◆ Exercise inputs

^^^^

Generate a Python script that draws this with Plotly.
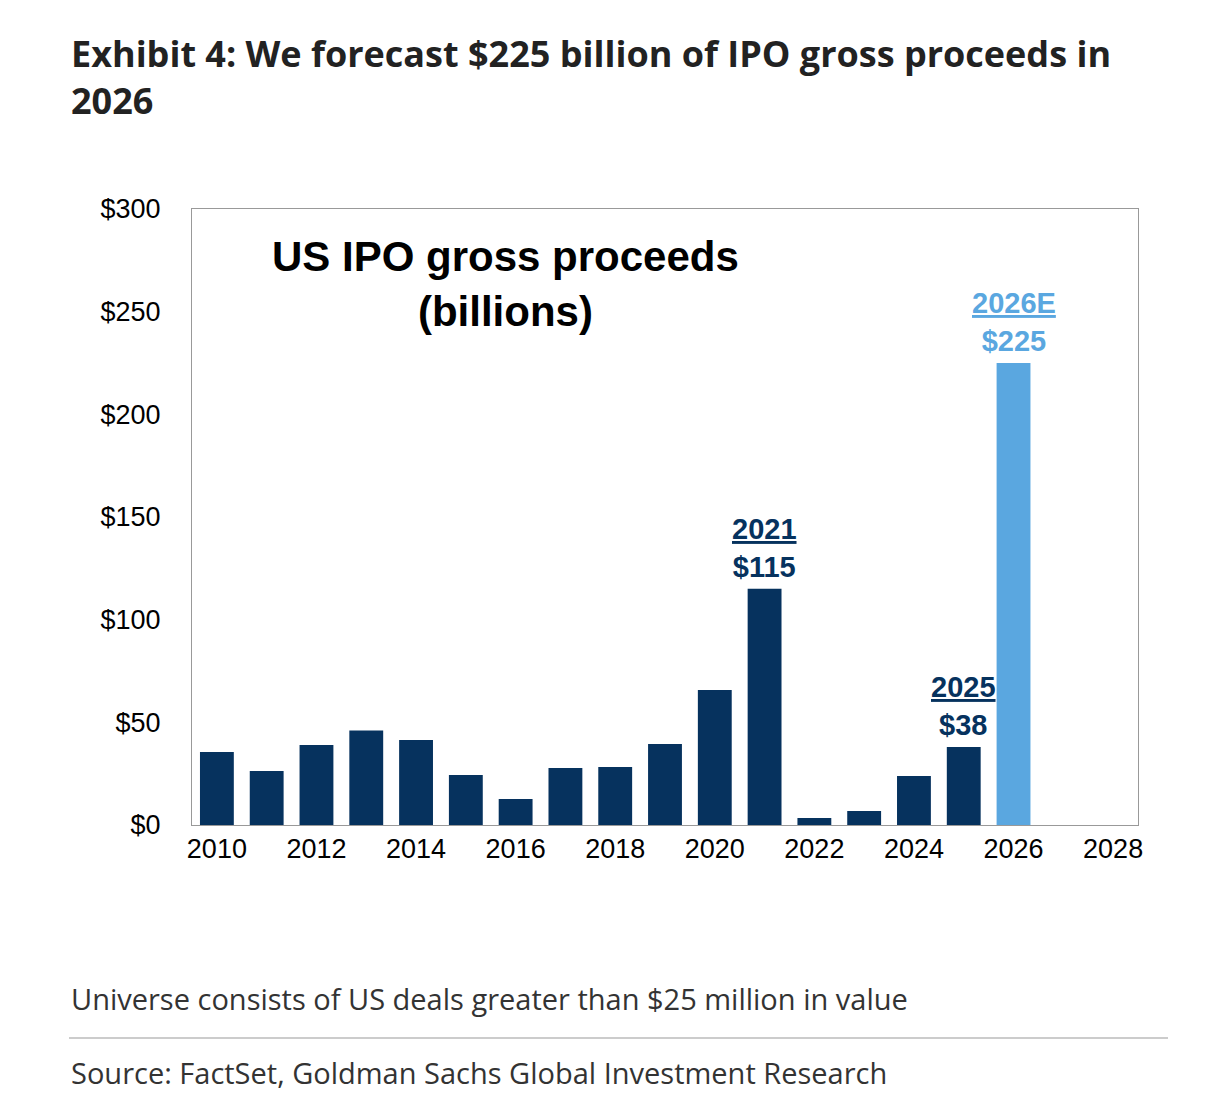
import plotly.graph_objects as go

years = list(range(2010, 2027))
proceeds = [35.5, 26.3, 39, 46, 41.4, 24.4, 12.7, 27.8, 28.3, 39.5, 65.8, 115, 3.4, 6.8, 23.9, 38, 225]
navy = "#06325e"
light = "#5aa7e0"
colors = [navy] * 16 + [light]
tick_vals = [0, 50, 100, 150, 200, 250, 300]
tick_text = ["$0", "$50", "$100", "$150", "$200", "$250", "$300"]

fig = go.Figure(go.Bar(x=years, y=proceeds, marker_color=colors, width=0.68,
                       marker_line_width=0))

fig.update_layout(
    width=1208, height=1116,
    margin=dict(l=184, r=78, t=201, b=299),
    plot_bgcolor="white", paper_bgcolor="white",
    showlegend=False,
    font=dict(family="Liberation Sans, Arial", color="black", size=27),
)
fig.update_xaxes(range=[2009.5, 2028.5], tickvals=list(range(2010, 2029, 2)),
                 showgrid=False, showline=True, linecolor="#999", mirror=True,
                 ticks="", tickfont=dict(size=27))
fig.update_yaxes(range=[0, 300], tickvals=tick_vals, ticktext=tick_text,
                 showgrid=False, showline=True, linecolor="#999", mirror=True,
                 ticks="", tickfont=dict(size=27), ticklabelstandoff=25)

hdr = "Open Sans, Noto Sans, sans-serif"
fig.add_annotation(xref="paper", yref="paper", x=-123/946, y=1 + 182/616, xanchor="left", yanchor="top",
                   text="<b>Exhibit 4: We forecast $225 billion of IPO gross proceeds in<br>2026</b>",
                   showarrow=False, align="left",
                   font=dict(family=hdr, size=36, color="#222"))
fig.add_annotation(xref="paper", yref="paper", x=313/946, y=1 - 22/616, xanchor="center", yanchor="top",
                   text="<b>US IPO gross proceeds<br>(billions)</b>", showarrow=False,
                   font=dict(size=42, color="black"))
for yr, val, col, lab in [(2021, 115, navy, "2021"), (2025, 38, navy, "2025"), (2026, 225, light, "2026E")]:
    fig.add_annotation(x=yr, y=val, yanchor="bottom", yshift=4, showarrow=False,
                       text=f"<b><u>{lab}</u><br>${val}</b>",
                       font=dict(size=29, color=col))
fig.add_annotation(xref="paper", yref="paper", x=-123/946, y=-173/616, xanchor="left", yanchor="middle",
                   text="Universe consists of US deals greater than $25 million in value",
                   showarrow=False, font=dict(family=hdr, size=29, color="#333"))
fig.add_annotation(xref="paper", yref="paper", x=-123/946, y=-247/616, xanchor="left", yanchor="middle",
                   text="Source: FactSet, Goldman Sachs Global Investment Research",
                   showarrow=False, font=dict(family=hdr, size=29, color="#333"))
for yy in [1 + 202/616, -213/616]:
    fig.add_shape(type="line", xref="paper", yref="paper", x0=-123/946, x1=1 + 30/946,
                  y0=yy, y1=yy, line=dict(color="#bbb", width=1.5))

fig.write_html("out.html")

^^^^

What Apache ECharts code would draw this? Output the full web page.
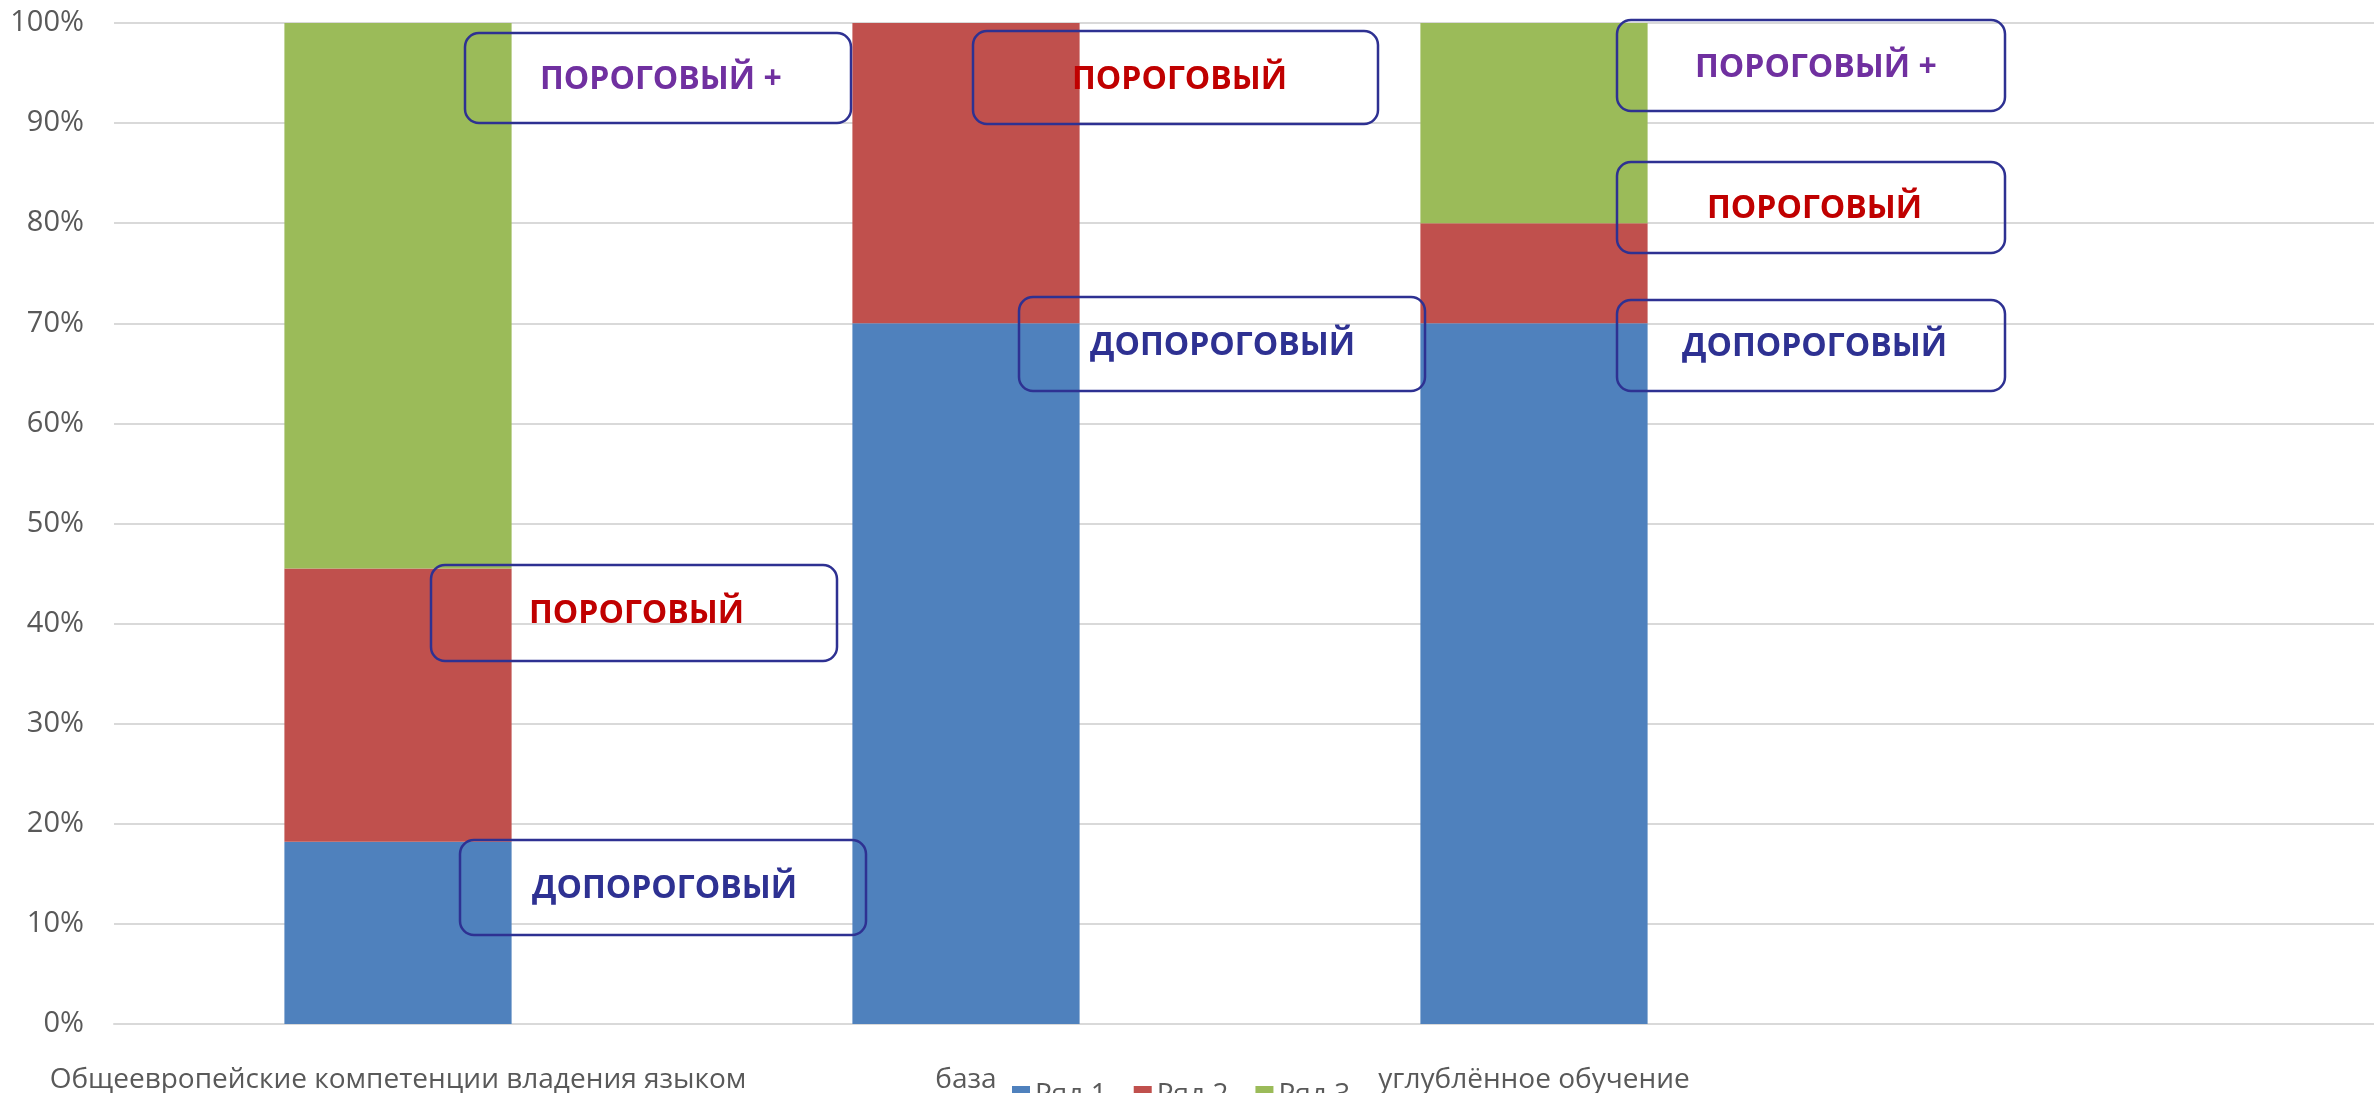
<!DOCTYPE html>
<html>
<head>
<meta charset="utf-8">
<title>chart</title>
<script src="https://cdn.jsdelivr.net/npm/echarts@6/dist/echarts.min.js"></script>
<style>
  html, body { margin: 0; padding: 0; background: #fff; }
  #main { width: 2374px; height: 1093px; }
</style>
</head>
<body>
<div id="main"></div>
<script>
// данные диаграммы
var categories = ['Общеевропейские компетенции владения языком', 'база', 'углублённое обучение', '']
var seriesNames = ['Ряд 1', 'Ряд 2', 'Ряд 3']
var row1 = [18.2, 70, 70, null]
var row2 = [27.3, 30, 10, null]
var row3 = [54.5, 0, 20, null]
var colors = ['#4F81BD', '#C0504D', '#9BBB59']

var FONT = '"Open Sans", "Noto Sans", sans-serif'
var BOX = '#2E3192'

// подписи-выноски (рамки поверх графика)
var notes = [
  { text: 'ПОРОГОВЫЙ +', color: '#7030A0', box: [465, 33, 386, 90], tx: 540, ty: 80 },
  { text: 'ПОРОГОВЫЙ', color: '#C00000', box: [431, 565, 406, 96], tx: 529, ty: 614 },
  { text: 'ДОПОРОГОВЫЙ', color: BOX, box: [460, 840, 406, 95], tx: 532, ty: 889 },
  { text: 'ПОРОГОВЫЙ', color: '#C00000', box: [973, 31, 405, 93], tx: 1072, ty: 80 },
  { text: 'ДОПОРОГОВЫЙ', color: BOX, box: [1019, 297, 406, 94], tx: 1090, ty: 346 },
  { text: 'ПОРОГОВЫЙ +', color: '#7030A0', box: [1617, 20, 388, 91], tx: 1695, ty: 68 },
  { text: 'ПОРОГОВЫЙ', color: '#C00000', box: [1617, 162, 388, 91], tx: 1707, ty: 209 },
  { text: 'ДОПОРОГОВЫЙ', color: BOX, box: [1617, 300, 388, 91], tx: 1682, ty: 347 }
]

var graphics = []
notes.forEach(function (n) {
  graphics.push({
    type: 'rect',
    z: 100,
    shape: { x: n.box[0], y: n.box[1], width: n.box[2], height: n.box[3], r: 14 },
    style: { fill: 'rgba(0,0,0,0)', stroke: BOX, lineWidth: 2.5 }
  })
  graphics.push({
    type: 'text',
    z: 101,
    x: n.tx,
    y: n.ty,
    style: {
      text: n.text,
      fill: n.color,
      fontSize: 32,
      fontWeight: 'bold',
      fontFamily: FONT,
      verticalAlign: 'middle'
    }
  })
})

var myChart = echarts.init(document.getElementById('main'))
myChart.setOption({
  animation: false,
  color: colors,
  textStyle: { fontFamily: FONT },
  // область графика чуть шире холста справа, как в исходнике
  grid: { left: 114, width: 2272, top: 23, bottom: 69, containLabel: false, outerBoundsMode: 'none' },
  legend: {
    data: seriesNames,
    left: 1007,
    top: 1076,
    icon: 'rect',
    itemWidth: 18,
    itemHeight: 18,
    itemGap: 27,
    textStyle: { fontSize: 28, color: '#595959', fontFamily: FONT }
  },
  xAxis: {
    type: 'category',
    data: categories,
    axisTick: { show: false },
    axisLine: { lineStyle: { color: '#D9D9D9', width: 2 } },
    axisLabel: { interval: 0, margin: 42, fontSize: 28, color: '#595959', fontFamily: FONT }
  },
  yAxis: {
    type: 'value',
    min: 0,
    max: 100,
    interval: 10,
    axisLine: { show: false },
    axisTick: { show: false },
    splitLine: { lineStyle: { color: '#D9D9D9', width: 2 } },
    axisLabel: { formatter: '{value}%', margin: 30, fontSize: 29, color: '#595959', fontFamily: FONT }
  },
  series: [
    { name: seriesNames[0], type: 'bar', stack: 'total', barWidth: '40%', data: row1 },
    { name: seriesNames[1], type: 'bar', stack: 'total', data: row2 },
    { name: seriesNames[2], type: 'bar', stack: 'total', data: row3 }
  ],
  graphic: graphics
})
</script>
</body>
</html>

^^^^

◆ Request
Only the lines starting at the line with "Generate a Python" and ending at the line with "import plotly.graph_objects as go" should be printed again, exactly and with both ends kept; omit the pictures.

◆ Output
Generate a Python script that draws this with Plotly.
import plotly.graph_objects as go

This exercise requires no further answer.